Since the doctor in Cuba had sent Donna hollow-eyed out of his office, too far gone for a safe abortion, we had gradually narrowed the possibilities down to the only one available at that place and time: we would get married.

The problem was how to do it without getting kicked out of college.

We reasoned that if it were a fait complit they would have pity on us, and maybe even let us into the married student housing, World War II barracks off campus where the rent was minimal. Mostly graduate students and new faculty members lived there, but we knew at least one couple with a kid who were still undergraduates. Granted they were married when they arrived on the campus, him on the GI bill.

This time we didn’t try to rope anyone into going along as witnesses. The justice of the peace in a small Georgia town called his wife out of the kitchen to sign the certificate, and he himself signed.

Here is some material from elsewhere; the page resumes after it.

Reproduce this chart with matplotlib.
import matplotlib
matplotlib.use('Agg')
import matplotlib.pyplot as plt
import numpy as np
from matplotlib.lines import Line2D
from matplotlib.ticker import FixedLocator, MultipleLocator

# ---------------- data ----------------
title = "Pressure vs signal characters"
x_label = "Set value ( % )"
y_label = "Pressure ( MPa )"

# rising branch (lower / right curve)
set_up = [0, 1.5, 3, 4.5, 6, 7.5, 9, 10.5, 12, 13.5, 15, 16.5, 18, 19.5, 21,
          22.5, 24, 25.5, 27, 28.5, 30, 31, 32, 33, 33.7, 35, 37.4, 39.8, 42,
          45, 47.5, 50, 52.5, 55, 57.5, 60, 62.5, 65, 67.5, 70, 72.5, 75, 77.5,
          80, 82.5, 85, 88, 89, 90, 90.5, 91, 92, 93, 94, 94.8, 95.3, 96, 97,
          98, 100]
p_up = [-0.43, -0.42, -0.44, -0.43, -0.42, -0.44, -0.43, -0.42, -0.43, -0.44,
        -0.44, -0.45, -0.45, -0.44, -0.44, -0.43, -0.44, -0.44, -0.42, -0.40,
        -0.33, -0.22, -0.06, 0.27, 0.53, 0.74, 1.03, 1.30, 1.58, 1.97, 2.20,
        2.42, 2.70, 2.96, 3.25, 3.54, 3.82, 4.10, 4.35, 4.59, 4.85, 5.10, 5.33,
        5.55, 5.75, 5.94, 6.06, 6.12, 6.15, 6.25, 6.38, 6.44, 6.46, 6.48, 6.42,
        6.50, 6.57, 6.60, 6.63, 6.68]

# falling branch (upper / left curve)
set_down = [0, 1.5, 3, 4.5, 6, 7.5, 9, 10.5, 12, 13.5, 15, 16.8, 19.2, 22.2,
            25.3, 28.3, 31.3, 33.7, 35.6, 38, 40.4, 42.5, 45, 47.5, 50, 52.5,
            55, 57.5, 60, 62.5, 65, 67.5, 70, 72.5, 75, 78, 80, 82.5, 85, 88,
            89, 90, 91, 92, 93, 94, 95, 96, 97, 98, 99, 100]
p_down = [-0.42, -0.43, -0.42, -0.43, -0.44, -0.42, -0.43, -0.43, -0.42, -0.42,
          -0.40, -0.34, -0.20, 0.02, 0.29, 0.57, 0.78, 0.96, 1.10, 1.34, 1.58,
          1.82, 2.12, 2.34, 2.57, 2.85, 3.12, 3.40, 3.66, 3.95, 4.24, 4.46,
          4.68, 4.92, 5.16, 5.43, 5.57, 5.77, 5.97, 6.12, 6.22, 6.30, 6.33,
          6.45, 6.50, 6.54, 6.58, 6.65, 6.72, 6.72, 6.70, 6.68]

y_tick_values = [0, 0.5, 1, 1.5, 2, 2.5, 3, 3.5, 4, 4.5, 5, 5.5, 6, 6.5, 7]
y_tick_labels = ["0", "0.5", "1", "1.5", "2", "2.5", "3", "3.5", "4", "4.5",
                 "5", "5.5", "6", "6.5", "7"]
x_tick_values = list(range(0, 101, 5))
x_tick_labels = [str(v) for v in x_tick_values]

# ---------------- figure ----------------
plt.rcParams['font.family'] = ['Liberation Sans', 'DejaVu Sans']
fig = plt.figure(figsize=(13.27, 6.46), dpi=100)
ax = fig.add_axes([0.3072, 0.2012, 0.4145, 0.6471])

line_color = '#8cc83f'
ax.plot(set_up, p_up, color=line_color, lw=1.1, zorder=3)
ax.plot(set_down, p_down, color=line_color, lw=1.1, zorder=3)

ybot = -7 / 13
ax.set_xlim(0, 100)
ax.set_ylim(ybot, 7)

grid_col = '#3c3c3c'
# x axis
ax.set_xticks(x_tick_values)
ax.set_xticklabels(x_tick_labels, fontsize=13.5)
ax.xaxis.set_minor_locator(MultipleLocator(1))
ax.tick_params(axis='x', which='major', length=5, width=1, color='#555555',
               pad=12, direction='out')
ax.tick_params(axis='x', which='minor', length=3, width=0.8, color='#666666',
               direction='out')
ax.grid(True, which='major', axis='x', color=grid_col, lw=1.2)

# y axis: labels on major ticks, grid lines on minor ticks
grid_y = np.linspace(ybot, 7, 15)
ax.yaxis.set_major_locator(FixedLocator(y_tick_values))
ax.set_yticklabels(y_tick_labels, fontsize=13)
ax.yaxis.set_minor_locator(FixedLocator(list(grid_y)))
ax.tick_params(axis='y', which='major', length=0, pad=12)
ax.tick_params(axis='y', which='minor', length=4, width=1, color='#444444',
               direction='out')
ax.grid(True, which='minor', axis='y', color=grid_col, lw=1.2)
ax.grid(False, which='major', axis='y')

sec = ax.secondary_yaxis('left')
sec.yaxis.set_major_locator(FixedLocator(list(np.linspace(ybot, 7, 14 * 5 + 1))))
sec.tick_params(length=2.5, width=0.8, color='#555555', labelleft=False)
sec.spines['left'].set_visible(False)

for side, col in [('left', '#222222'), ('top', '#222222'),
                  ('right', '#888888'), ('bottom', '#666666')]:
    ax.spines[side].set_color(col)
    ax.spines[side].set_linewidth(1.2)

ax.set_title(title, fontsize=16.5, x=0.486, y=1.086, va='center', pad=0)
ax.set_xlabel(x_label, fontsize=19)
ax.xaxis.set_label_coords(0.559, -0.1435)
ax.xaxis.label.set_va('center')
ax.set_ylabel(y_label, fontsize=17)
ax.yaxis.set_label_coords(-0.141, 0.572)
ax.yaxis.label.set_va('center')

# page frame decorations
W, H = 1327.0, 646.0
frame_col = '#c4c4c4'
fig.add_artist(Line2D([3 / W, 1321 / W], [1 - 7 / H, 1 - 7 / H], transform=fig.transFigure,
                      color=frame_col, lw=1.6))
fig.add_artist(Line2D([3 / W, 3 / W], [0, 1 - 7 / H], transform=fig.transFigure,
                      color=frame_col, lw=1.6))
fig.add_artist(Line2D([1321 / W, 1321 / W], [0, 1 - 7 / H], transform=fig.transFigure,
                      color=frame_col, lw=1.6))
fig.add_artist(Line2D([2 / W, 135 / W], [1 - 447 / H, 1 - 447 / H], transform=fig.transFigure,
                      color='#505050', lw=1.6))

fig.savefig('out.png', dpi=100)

When we got back to Tallahassee, Georg had arranged a dinner party in the Cherokee Hotel.

My brother Jack was there with his girl friend, whom he would soon marry. David Wade, the poet with whom I had tried to land a job in Long Beach at the Lido hotel, recited his poem “Beheaded the Peacock,” and Georg made spastic toasts with Mogen David wine. The most memorable dish was the salad. Each of us was served a quarter of a head of cabbage with a red sauce reputed to be Russian. I think Donna ate shrimp cocktail as a main course.

After dinner, Donna and I returned to the basement apartment I had been until a few days ago been sharing with David Wade. We made love with the kind of abandon you can enjoy only when you know pregnancy is no longer a worry.

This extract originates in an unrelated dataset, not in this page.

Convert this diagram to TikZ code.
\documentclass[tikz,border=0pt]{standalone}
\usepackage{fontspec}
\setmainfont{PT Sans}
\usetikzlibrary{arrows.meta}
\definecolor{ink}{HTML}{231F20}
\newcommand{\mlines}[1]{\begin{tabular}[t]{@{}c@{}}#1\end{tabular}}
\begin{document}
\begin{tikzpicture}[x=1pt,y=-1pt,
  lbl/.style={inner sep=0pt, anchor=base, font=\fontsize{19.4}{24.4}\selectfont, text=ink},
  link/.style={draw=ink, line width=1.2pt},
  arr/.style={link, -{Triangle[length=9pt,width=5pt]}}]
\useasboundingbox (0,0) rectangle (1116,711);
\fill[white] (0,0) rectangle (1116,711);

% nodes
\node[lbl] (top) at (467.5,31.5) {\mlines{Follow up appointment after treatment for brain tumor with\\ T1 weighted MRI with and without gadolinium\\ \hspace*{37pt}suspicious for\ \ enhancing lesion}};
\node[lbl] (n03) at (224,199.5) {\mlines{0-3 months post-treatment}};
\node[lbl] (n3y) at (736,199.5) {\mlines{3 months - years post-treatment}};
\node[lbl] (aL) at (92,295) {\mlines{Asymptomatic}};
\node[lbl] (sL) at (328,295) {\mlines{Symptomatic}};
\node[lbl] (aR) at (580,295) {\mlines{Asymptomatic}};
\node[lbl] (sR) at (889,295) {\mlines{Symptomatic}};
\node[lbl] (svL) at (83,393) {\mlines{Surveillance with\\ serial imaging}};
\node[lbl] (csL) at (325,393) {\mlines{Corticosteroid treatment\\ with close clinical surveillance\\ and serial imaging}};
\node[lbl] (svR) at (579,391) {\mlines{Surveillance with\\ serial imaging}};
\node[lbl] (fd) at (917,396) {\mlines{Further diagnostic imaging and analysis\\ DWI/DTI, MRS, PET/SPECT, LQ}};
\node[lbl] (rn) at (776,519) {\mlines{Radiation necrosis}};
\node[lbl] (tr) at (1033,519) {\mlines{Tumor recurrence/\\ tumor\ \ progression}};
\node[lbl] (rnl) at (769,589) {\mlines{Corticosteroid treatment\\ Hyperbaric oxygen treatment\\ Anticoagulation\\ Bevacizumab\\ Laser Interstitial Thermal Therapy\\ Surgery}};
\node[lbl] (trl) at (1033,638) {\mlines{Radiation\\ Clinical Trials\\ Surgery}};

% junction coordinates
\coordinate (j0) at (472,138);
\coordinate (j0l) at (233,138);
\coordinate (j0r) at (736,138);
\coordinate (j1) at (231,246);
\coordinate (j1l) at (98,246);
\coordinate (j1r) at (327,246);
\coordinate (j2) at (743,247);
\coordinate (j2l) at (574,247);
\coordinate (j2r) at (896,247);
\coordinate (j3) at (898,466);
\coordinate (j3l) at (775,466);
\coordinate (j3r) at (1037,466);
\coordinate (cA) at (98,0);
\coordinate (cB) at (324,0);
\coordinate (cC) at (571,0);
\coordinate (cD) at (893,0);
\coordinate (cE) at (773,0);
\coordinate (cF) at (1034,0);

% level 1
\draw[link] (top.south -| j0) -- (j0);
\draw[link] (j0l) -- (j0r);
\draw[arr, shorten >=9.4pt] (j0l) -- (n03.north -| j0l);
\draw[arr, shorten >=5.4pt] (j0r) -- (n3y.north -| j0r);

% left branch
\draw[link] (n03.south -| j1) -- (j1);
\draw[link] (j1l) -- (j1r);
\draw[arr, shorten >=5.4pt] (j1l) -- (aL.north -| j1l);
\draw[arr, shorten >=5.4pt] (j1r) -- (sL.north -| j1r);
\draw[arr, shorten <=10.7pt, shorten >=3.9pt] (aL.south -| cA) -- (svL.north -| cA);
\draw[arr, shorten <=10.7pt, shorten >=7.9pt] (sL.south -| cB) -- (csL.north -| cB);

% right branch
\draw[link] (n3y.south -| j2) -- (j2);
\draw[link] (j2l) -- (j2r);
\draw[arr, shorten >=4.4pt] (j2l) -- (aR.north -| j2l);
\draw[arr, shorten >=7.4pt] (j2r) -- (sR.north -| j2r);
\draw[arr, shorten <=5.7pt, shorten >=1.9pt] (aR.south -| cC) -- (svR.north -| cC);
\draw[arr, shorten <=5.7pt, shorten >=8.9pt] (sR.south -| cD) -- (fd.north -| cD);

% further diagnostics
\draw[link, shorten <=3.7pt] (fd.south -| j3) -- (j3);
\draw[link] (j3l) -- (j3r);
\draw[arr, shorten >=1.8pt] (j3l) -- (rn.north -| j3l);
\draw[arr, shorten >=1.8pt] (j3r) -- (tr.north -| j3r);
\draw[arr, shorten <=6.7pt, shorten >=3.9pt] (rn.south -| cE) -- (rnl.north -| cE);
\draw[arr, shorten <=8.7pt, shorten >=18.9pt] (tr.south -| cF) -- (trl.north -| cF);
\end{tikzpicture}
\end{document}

A few days later, I woke up slightly after dawn, and Donna was sitting up on the bed, her back against the wall. In her hand was the butcher knife from the kitchen. She didn’t look as though she would use it on me; rather it seemed as if she had been warding something off as I slept. I gently slipped the knife from her fingers and shivered at the blankness of her blue eyes.

The labor was long and terrible. I had to hold her on the bed, sometimes with the help of a nurse. Once she tried to get out the third story window, so much in pain was she.

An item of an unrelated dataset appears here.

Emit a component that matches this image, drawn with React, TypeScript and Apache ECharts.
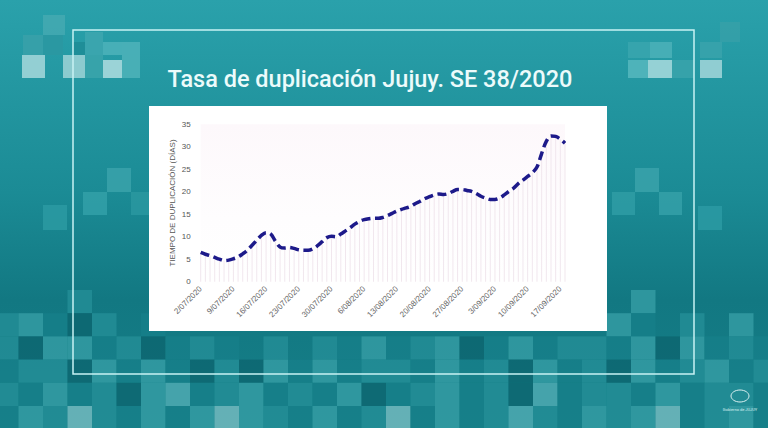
import React, { useEffect, useRef } from "react";
import * as echarts from "echarts";

const titleText = "Tasa de duplicación Jujuy. SE 38/2020";
const yAxisName = "TIEMPO DE DUPLICACIÓN (DÍAS)";
const yMin = 0;
const yMax = 35;
const yStep = 5;

// daily categories 2/07/2020 .. 18/09/2020
const startDate = { day: 2, month: 7, year: 2020 };
const dayCount = 79;
const dates: string[] = (() => {
  const out: string[] = [];
  const d = new Date(Date.UTC(startDate.year, startDate.month - 1, startDate.day));
  for (let i = 0; i < dayCount; i++) {
    out.push(`${d.getUTCDate()}/${String(d.getUTCMonth() + 1).padStart(2, "0")}/${d.getUTCFullYear()}`);
    d.setUTCDate(d.getUTCDate() + 1);
  }
  return out;
})();

const doublingDays: number[] = [
  6.5, 6.1, 5.8, 5.4, 5.0, 4.7, 4.8, 5.1, 5.5, 6.2,
  7.0, 8.1, 9.2, 10.3, 10.9, 10.6, 9.0, 7.7, 7.5, 7.6,
  7.4, 7.1, 7.0, 7.0, 7.3, 8.0, 8.9, 9.8, 10.1, 10.0,
  10.6, 11.3, 12.0, 12.8, 13.4, 13.8, 14.0, 14.1, 14.1, 14.3,
  14.7, 15.2, 15.7, 16.1, 16.4, 16.8, 17.4, 17.9, 18.5, 18.9,
  19.3, 19.5, 19.4, 19.6, 20.1, 20.5, 20.5, 20.3, 20.1, 19.6,
  19.0, 18.6, 18.3, 18.3, 18.6, 19.3, 20.1, 20.8, 21.8, 22.6,
  23.4, 24.2, 25.5, 28.5, 31.2, 32.4, 32.3, 31.7, 30.8,
];

// ---- decoration (background mosaic) ----
const shade: Record<string, string> = {
  "1": "#0c636c",
  "2": "#17808a",
  "3": "#26919a",
  "4": "#3aa2aa",
  "5": "#5ab4ba",
  "6": "#86c6ca",
};
const mosaicRows = [
  "00030000000000000000000000400000",
  "34213020000000000000000004203040",
  "31442312320303242341242332414232",
  "23314242131424233242314231423423",
  "32423145234232412342315233242332",
  "24363242464324236242353243462342",
];
const mosaicTop = 290;
const mosaicCellW = 24.5;
const mosaicCellH = 23.2;
const mosaicLeft = -6;

const looseSquares: [number, number, number, number, string][] = [
  [22, 55, 23, 23, "#a7d8dc"],
  [63, 55, 22, 23, "#9fd3d7"],
  [103, 60, 19, 18, "#b0dde0"],
  [85, 55, 18, 23, "#3ba4ac"],
  [122, 42, 18, 36, "#4fb3ba"],
  [23, 35, 20, 20, "#3aa1a9"],
  [43, 15, 22, 20, "#44a9b1"],
  [43, 35, 20, 20, "#2b98a1"],
  [73, 42, 12, 13, "#1f8c95"],
  [85, 32, 18, 23, "#3ea7af"],
  [103, 42, 19, 13, "#4db3ba"],
  [628, 42, 22, 16, "#3aa6ae"],
  [650, 42, 22, 16, "#4cb2b9"],
  [628, 60, 20, 18, "#56b7be"],
  [648, 60, 24, 18, "#a9dade"],
  [672, 60, 22, 18, "#3aa3ab"],
  [700, 60, 22, 18, "#a3d6da"],
  [700, 42, 22, 16, "#3aa3ab"],
  [720, 22, 20, 20, "#36a0a8"],
  [107, 168, 24, 24, "#3aa2aa"],
  [83, 192, 24, 23, "#33a0a8"],
  [131, 192, 18, 23, "#2a98a0"],
  [43, 205, 24, 25, "#2c9aa2"],
  [635, 168, 24, 24, "#3aa2aa"],
  [612, 192, 23, 23, "#2f9ca4"],
  [659, 192, 23, 23, "#35a0a8"],
  [698, 206, 24, 24, "#2b9aa3"],
];

function buildGraphics(): any[] {
  const els: any[] = [];
  els.push({
    type: "rect",
    z: -20,
    shape: { x: 0, y: 0, width: 768, height: 428 },
    style: {
      fill: new echarts.graphic.LinearGradient(0, 0, 0, 1, [
        { offset: 0, color: "#2aa1ab" },
        { offset: 0.45, color: "#1b8b95" },
        { offset: 0.7, color: "#127882" },
        { offset: 1, color: "#167f88" },
      ]),
    },
    silent: true,
  });
  mosaicRows.forEach((row, r) => {
    for (let c = 0; c < row.length; c++) {
      const k = row[c];
      if (k === "0") continue;
      els.push({
        type: "rect",
        z: -19,
        shape: {
          x: mosaicLeft + c * mosaicCellW,
          y: mosaicTop + r * mosaicCellH,
          width: mosaicCellW,
          height: mosaicCellH,
        },
        style: { fill: shade[k], opacity: 0.7 },
        silent: true,
      });
    }
  });
  looseSquares.forEach(([x, y, w, h, col]) => {
    els.push({
      type: "rect",
      z: -19,
      shape: { x, y, width: w, height: h },
      style: { fill: col, opacity: 0.85 },
      silent: true,
    });
  });
  // frame
  els.push({
    type: "rect",
    z: -18,
    shape: { x: 73, y: 30, width: 621, height: 344 },
    style: { fill: "none", stroke: "#c8f2f3", lineWidth: 1.5 },
    silent: true,
  });
  // white chart card
  els.push({
    type: "rect",
    z: -17,
    shape: { x: 149, y: 106, width: 458, height: 225 },
    style: { fill: "#ffffff" },
    silent: true,
  });
  // title
  els.push({
    type: "text",
    z: -16,
    x: 370,
    y: 79,
    style: {
      text: titleText,
      fill: "#ecfbfb",
      font: "500 23.5px Roboto",
      align: "center",
      verticalAlign: "middle",
    },
    silent: true,
  });
  // small logo bottom right
  els.push({
    type: "ellipse",
    z: -16,
    shape: { cx: 740, cy: 396, rx: 9, ry: 6 },
    style: { fill: "none", stroke: "#d9f0f1", lineWidth: 1 },
    silent: true,
  });
  els.push({
    type: "text",
    z: -16,
    x: 740,
    y: 409,
    style: {
      text: "Gobierno de JUJUY",
      fill: "#d9f0f1",
      font: "4px Roboto",
      align: "center",
      verticalAlign: "middle",
    },
    silent: true,
  });
  return els;
}

export default function App() {
  const ref = useRef<HTMLDivElement>(null);
  useEffect(() => {
    if (!ref.current) return;
    const chart = echarts.init(ref.current, undefined, { renderer: "svg" });
    chart.setOption({
      animation: false,
      graphic: { elements: buildGraphics() },
      grid: {
        left: 200.7,
        right: 203,
        top: 124.3,
        bottom: 146.3,
        show: true,
        borderWidth: 0,
        backgroundColor: new echarts.graphic.LinearGradient(0, 0, 0, 1, [
          { offset: 0, color: "#fdf8fb" },
          { offset: 0.6, color: "#fefdfe" },
          { offset: 1, color: "#ffffff" },
        ]),
      },
      xAxis: {
        type: "category",
        data: dates,
        boundaryGap: false,
        axisLine: { show: false },
        axisTick: { show: false },
        splitLine: { show: false },
        axisLabel: {
          interval: 6,
          rotate: 45,
          fontSize: 8,
          color: "#666666",
          margin: 6,
          fontFamily: "Liberation Sans, Arial, sans-serif",
        },
      },
      yAxis: {
        type: "value",
        min: yMin,
        max: yMax,
        interval: yStep,
        axisLine: { show: false },
        axisTick: { show: false },
        splitLine: { show: false },
        axisLabel: {
          fontSize: 8,
          color: "#555555",
          margin: 10,
          fontFamily: "Liberation Sans, Arial, sans-serif",
        },
        name: yAxisName,
        nameLocation: "middle",
        nameGap: 24,
        nameTextStyle: {
          fontSize: 8,
          color: "#555555",
          fontFamily: "Liberation Sans, Arial, sans-serif",
        },
      },
      series: [
        {
          type: "bar",
          data: doublingDays,
          barWidth: 1,
          itemStyle: { color: "#f1e7ee" },
          silent: true,
          z: 1,
        },
        {
          type: "line",
          data: doublingDays,
          smooth: 0.35,
          symbol: "none",
          lineStyle: { color: "#1d1a8a", width: 3.5, type: [9, 4.5] },
          silent: true,
          z: 3,
        },
      ],
    });
    return () => chart.dispose();
  }, []);
  return (
    <div
      ref={ref}
      style={{ position: "absolute", left: 0, top: 0, width: 768, height: 428 }}
    />
  );
}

John Patrick weighed over 12 pounds, and in the end they had to make a cut.

From then on, she noticeably came more and more to resemble her grandmother, her father’s crazy mother. Not only physically, but in her manner and gesture. It was not a pleasant thought, that the object of my passion was on her way to being a bright-eyed crone, fond of cats, putting on the flesh during a whole lifetime.

When, to top it off, she showed little interest in sex, and once left her diaphragm in for so long she became infected, the strain started to get to me.

I held down two jobs – that’s a sixteen-hour day, and played the occasional weekend gig with a trio back in Eau Gallie. Riding the straight concrete band of State 50 toward home in the middle of a Saturday night was suicidal. Only the wide verge saved my butt, although the swamps could have taken their toll.

So in fact the stage was already set for the drama about to unfold.